Actually, his handling of X[]
's in section 5 might not be entirely correct. If I define the same rules in foma, the result of applying down bebop and abracadabra will be different: no unparsed elements will be accepted. I first thought it was because Parse0 .O. Parse1 .O. ... .O. ParseN
(which is again erroneous: it should be Parsed
) is a stronger constraint than FillNuc
and FillOns
, so it will delete all X[]
's before the latter two have a chance to do their work, but apparently the doesn't matter: regardless of the order of constraints, Parsed0
discards all readings with X[
's in it.
Tapanainen, Pasi.

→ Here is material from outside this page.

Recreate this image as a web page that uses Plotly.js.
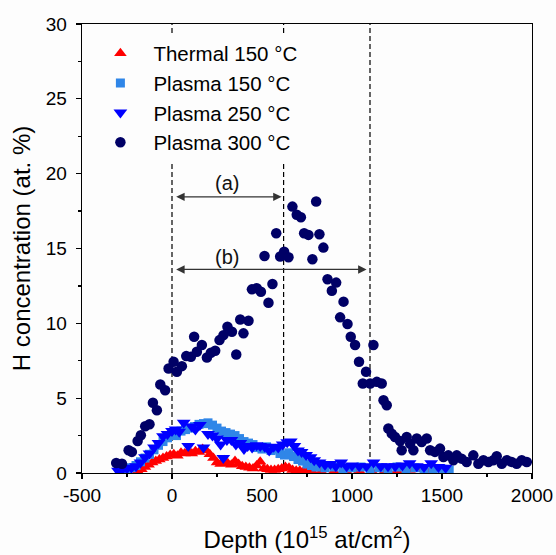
<!DOCTYPE html>
<html>
<head>
<meta charset="utf-8">
<script src="https://cdn.plot.ly/plotly-3.0.1.min.js"></script>
<style>html,body{margin:0;padding:0;background:#fff;}#chart{width:556px;height:555px;}</style>
</head>
<body>
<div id="chart"></div>
<script>
// Thermal 150 °C
var thermalX = [-190,-170,-150,-130,-110,-90,-70,-50,-30,-10,10,30,50,70,90,110,130,150,170,190,210,230,250,270,290,310,330,350,370,390,410,430,450,470,490,510,530,550,570,590,610,630,650,670,690,710,730,750,780,830,900,970,1040,1110,1180,1250,1320,1380,1440];
var thermalY = [0.12,0.25,0.4,0.55,0.7,0.8,0.9,1.0,1.1,1.2,1.25,1.15,1.35,1.3,1.45,1.3,1.45,1.4,1.6,1.5,1.25,1.0,0.7,0.6,0.85,0.65,0.55,0.8,0.6,0.45,0.4,0.35,0.3,0.5,0.75,0.3,0.25,0.2,0.2,0.25,0.3,0.4,0.35,0.2,0.15,0.15,0.1,0.1,0.1,0.1,0.12,0.1,0.15,0.12,0.1,0.15,0.2,0.25,0.2];
// Plasma 150 °C
var p150X = [-250,-225,-200,-175,-150,-125,-100,-75,-50,-25,0,25,50,75,100,125,150,175,200,225,250,275,300,325,350,375,400,425,450,475,500,525,550,575,600,625,650,675,700,725,750,775,800,850,900,950,1000,1050,1100,1150,1200,1250,1300,1350,1400,1450,1500,1540];
var p150Y = [0.2,0.35,0.5,0.75,1.0,1.25,1.55,1.85,2.1,2.35,2.6,2.5,2.8,2.9,3.0,3.1,3.25,3.3,3.35,3.2,3.0,2.8,2.7,2.6,2.5,2.3,2.1,2.0,1.9,1.7,1.6,1.75,1.5,1.6,1.3,1.2,1.35,1.1,0.9,0.8,0.6,0.5,0.4,0.35,0.4,0.3,0.35,0.4,0.3,0.35,0.3,0.4,0.3,0.35,0.3,0.3,0.25,0.2];
// Plasma 250 °C
var p250X = [-300,-275,-250,-225,-200,-175,-150,-125,-100,-75,-50,-25,0,20,40,65,90,110,130,155,175,200,225,250,270,285,305,330,355,380,400,420,445,470,490,515,540,565,590,615,640,660,680,700,720,745,770,790,820,850,880,910,940,970,1000,1040,1080,1120,1160,1200,1240,1280,1320,1360,1400,1440,1480,1520];
var p250Y = [0.15,0.25,0.3,0.35,0.45,0.7,1.05,1.3,1.7,2.0,2.45,2.6,2.8,2.9,2.75,3.35,1.8,3.1,2.9,3.2,1.7,2.6,2.5,2.3,1.9,1.0,2.2,2.2,1.9,2.0,1.6,1.8,1.7,1.85,1.8,1.75,1.5,1.75,1.7,1.9,2.05,2.1,1.8,1.5,1.4,1.2,1.05,0.85,0.7,0.55,0.6,0.45,0.7,0.45,0.5,0.45,0.45,0.7,0.45,0.45,0.45,0.5,0.65,0.45,0.4,0.65,0.4,0.35];
// Plasma 300 °C
var p300X = [-310,-278,-241,-223,-191,-173,-149,-125,-106,-84,-65,-38,-19,9,27,55,79,105,123,138,166,194,216,240,264,286,308,333,357,379,397,425,444,471,494,514,536,558,579,601,623,647,669,693,716,734,758,780,801,819,841,864,888,912,934,953,975,993,1017,1039,1060,1078,1101,1119,1138,1165,1175,1193,1202,1221,1239,1267,1276,1304,1323,1341,1360,1387,1415,1434,1461,1489,1508,1535,1563,1582,1609,1637,1674,1702,1730,1758,1785,1804,1832,1860,1887,1915,1943,1971];
var p300Y = [0.67,0.62,1.52,1.41,2.14,2.52,3.12,3.26,4.69,4.19,5.91,5.53,6.98,7.43,6.76,7.14,7.81,7.76,9.10,8.10,8.55,7.72,8.03,8.17,8.88,9.21,9.77,9.44,7.92,10.26,9.33,10.17,12.27,12.34,12.11,14.50,11.38,12.63,16.02,14.46,14.79,14.41,17.80,17.25,17.09,16.02,15.91,14.28,18.14,15.95,15.06,12.94,12.18,12.72,10.40,11.45,9.95,9.10,8.55,7.43,5.98,6.76,5.98,8.55,6.09,5.98,4.86,4.53,2.97,2.63,2.41,2.14,1.52,2.41,1.96,1.52,2.30,2.07,2.30,1.52,1.41,1.63,1.07,1.18,0.85,1.18,0.96,0.74,1.18,0.62,0.85,0.74,0.85,1.12,0.62,0.85,0.74,0.62,0.85,0.74];

var seriesNames = ['Thermal 150 °C','Plasma 150 °C','Plasma 250 °C','Plasma 300 °C'];
var xTickVals = [-500,0,500,1000,1500,2000];
var xTickText = ['-500','0','500','1000','1500','2000'];
var yTickVals = [0,5,10,15,20,25,30];
var boundaryX = [0,620,1100];
var arrowA = {from:15, to:609, y:18.45, label:'(a)', labelX:308, labelY:19.4};
var arrowB = {from:15, to:1081, y:13.6, label:'(b)', labelX:308, labelY:14.45};

var FONT = 'Liberation Sans, Arial, sans-serif';

var traces = [
  {x: thermalX, y: thermalY, name: seriesNames[0], type:'scatter', mode:'markers',
   marker:{symbol:'triangle-up', size:11, color:'#ff0000'}},
  {x: p150X, y: p150Y, name: seriesNames[1], type:'scatter', mode:'markers',
   marker:{symbol:'square', size:9, color:'#2f86e8'}},
  {x: p250X, y: p250Y, name: seriesNames[2], type:'scatter', mode:'markers',
   marker:{symbol:'triangle-down', size:12, color:'#0000ff'}},
  {x: p300X, y: p300Y, name: seriesNames[3], type:'scatter', mode:'markers',
   marker:{symbol:'circle', size:10.5, color:'#000066'}}
];

var shapes = boundaryX.map(function(v){
  return {type:'line', xref:'x', yref:'y', x0:v, x1:v, y0:0, y1:30, layer:'below',
          line:{color:'#000', width:1.2, dash:'5px,3px'}};
});

function arrowAnn(a){
  return {xref:'x', yref:'y', axref:'x', ayref:'y', x:a.to, y:a.y, ax:a.from, ay:a.y,
          text:'', showarrow:true, arrowside:'end+start', arrowhead:2, startarrowhead:2,
          arrowsize:1.3, startarrowsize:1.3, arrowwidth:1.3, arrowcolor:'#333', standoff:0, startstandoff:0};
}
function labelAnn(a){
  return {xref:'x', yref:'y', x:a.labelX, y:a.labelY, text:a.label, showarrow:false,
          font:{family:FONT, size:20, color:'#111'}};
}

var layout = {
  width:556, height:555,
  margin:{l:82, r:24, t:24, b:82, pad:0},
  paper_bgcolor:'#fdfdfd', plot_bgcolor:'#fdfdfd',
  font:{family:FONT, size:19, color:'#000'},
  showlegend:true,
  legend:{x:0.012, y:0.979, xanchor:'left', yanchor:'top', bgcolor:'#fdfdfd',
          borderwidth:0, font:{family:FONT, size:20.5, color:'#000'}, itemwidth:56, tracegroupgap:0},
  xaxis:{range:[-500,2000], tickvals:xTickVals, ticktext:xTickText, ticks:'outside', ticklen:5, tickwidth:1.3, tickcolor:'#000',
         showline:true, linecolor:'#000', linewidth:1.4, mirror:true, showgrid:false, zeroline:false,
         minor:{dtick:250, tick0:0, ticks:'outside', ticklen:3, tickwidth:1.2, tickcolor:'#000', showgrid:false},
         tickfont:{family:FONT, size:19},
         title:{text:'Depth (10<sup>15</sup> at/cm<sup>2</sup>)', font:{family:FONT, size:24}, standoff:26}},
  yaxis:{range:[0,30], tickvals:yTickVals, ticks:'outside', ticklen:5, tickwidth:1.3, tickcolor:'#000',
         showline:true, linecolor:'#000', linewidth:1.4, mirror:true, showgrid:false, zeroline:false,
         minor:{dtick:2.5, tick0:0, ticks:'outside', ticklen:3, tickwidth:1.2, tickcolor:'#000', showgrid:false},
         tickfont:{family:FONT, size:19}, ticklabelstandoff:5,
         title:{text:'H concentration (at. %)', font:{family:FONT, size:24}, standoff:8}},
  shapes: shapes,
  annotations:[arrowAnn(arrowA), arrowAnn(arrowB), labelAnn(arrowA), labelAnn(arrowB)]
};

Plotly.newPlot('chart', traces, layout, {displayModeBar:false, staticPlot:true});
</script>
</body>
</html>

Parsing in two frameworks: finite-state and functional dependency grammar[6]
Haven't read yet.
References
- ↑ Hulden, Mans. 2011. Constraint Grammar parsing with left and right sequential finite transducers. In: Proceedings of the 9th International Workshop on Finite State Methods and Natural Language Processing, pages 39--47.
- ↑ Peltonen, Janne. 2011. A Finite State Constraint Grammar Parser
- ↑ Tapanainen, Pasi. 1996. The Constraint Grammar Parser CG-2. University of Helsinki Publications No. 27.
- ↑ Tapanainen, Pasi. "10 Applying a Finite-State Intersection Grammar." In: Finite-state language processing (1997), pages 311--237.
- ↑ Karttunen, Lauri. 1998. The Proper Treatment of Optimality in Computational Phonology. In: Proceedings of the International Workshop on Finite State Methods in Natural Language Processing. Association for Computational Linguistics.
- ↑ Tapanainen, Pasi. 1999. Parsing in two frameworks: finite-state and functional dependency grammar. University of Helsinki, Department of General Linguistics.